Its user-friendly interface gives access to virtually all features a solid AML tool must possess, including negative media monitoring and global regulatory lists. If you are a compliance officer or a risk manager, this software is just what the doctor ordered. 

ComplyAdvantage 

This solution with its seamless API integration and the whole set of anti-money laundering features is foolproof enough to be employed even by rookies in the field. Naturally, startups that have a lot to learn about in the domain will enjoy it immensely.  
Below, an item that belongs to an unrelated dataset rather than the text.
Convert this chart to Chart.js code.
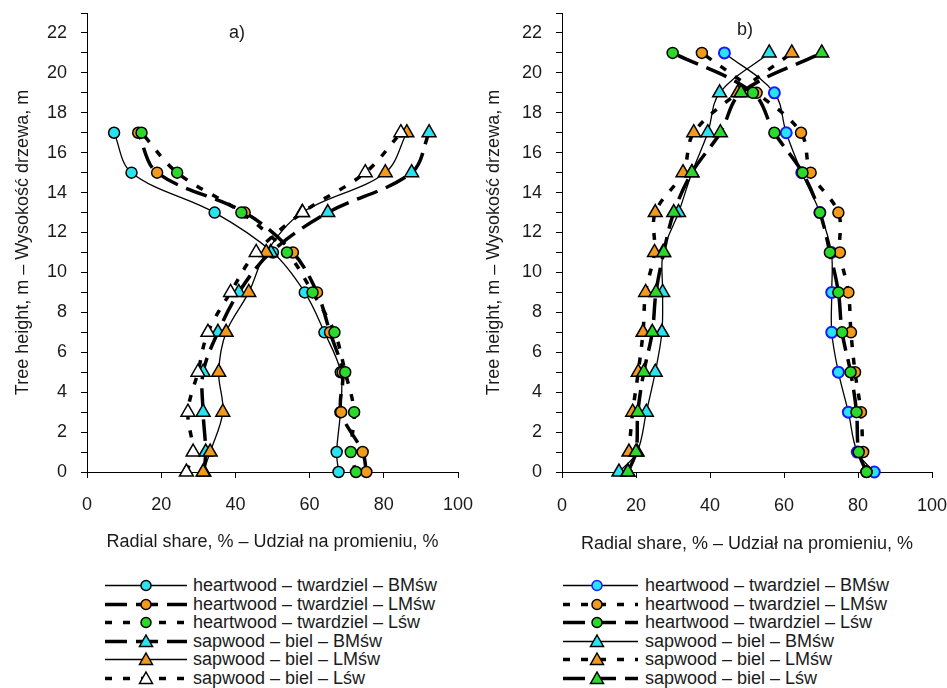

On balance, no tool is a perfect fit for every bank so you have to consider your own standing and approach the choice with care, trying to compare their basic merits and demerits against each other. Or you can commission a custom AML solution from DICEUS. Our extensive experience in the industry and a team of skilled specialists serve as a guarantee that the final product will let you comply with all anti-money laundering regulations and safeguard your financial institution against fraud attempts. 

Final thoughts

The 21st century is witnessing the ever-increasing globalization of crime. Fraudsters, tax dodgers, terrorists, and lesser offenders from all corners of the world stick at nothing to legalize money obtained by criminal means to further use it for their vicious purposes.  

Since most financial operations are performed through banks, these institutions become a primary target for money-laundering schemes. By complying with AML regulations, banks take relevant precautions against being involved in criminal practices. Such compliance is greatly facilitated via leveraging AML software that can take anti-money laundering efforts to a new level.